Puoi baciare lo sposo, le nozze gay tra incomprensioni e paillettes

Grazie alla legge passata alla Camera il 20 maggio 2016, dopo anni di attesa e un lungo iter parlamentare anche in Italia è stata finalmente riconosciuta l’unione tra persone dello stesso sesso. E così, mentre alcuni ancora obiettano che si sarebbe dovuto fare di più, altri gridano invece allo scandalo: Puoi baciare lo sposo, ultimo lavoro di Alessandro Genovesi, è il ritratto di una società impreparata ad affrontare questo importante cambiamento: una Nazione, la nostra, in cui i pregiudizi svettano alti come bandiere in cima ai pennoni. Il film tratta della relazione tra Antonio e Paolo, due giovani gay italiani residenti a Berlino che decidono di annunciare alla famiglia di Antonio, completamente all’oscuro dell’omosessualità del proprio figlio, la loro intenzione di sposarsi. La coppia, con l’amica Benedetta e il nuovo coinquilino Donato, organizza quindi un viaggio nel Bel Paese, ma una volta giunti a Civita di Bagnoregio - incantevole cittadina dove vivono i genitori di Antonio - le cose si complicheranno…

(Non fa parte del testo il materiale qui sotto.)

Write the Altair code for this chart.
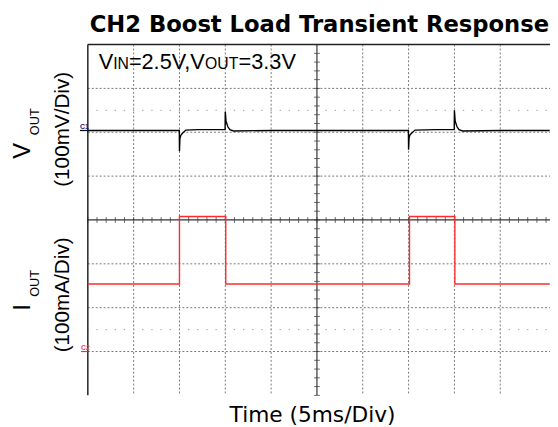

Scegliere di raccontare temi seri tramite l'arte di far sorridere è stata da sempre una caratteristica della cinematografia italiana – per citare un titolo tra tutti basti pensare a La Grande Guerra, indiscusso capolavoro di Mario Monicelli -, una mossa che in passato si è rivelata assolutamente vincente, già... in passato! Purtroppo, e spiace dirlo, l’opera di Genovesi non riesce a convincere fino in fondo. Puoi baciare lo sposo è infatti una commedia sin troppo prevedibile, un lungometraggio che non esce mai dai binari del già visto, come appunto le numerose gags (peraltro decisamente divertenti) sulle divergenze di opinione tra il padre e la madre di Antonio, che richiamano alla mente situazioni più che abusate. E la totale assenza di colpi di scena, o ancor peggio di guizzi d’originalità, contribuiscono, nonostante la fluidità ritmica della struttura narrativa, a rendere il prodotto poco incisivo e a tratti banale.

Il vero problema del film sta però nella rappresentazione stereotipata, buonista e convenzionale di ogni suo personaggio, con la conseguenza di far irreparabilmente scivolare un argomento di così grande portata, come quello delle unioni civili, verso la pericolosa china della superficialità. Ciò che è davvero mancato a Genovesi è stato dunque il coraggio, quell’osare di più in fase di sceneggiatura, quel graffio inatteso che avrebbe di certo cambiato le sorti della sua pellicola. Ed è un vero peccato che il regista non abbia affondato la lama nel sano cinismo e nella forte ironia, perché i colori tenui da lui utilizzati hanno finito per sbiadire l’intera opera. E’ tuttavia innegabile che molti scambi di battute siano esilaranti e che il cast funzioni a meraviglia: il bravissimo Diego Abatantuono, l’efficace Monica Guerritore, l’eccellente Salvatore Esposito – che dismessi i panni del duro Genny di Gomorra si trasforma qui nel tenero Paolo –, Cristiano Caccamo, Dino Abbrescia, Diana Del Bufalo e l’ottimo Antonio Catania che non sbaglia un solo colpo.

Va comunque riconosciuto che il lavoro di Genovesi, liberamente ispirato al musical di Broadway My big italian gay wedding, malgrado alcune imperfezioni e qualche termine inadeguato (le ‘razze umane’), resta senz'altro una buona occasione per ridere in sala, e questo non è poco.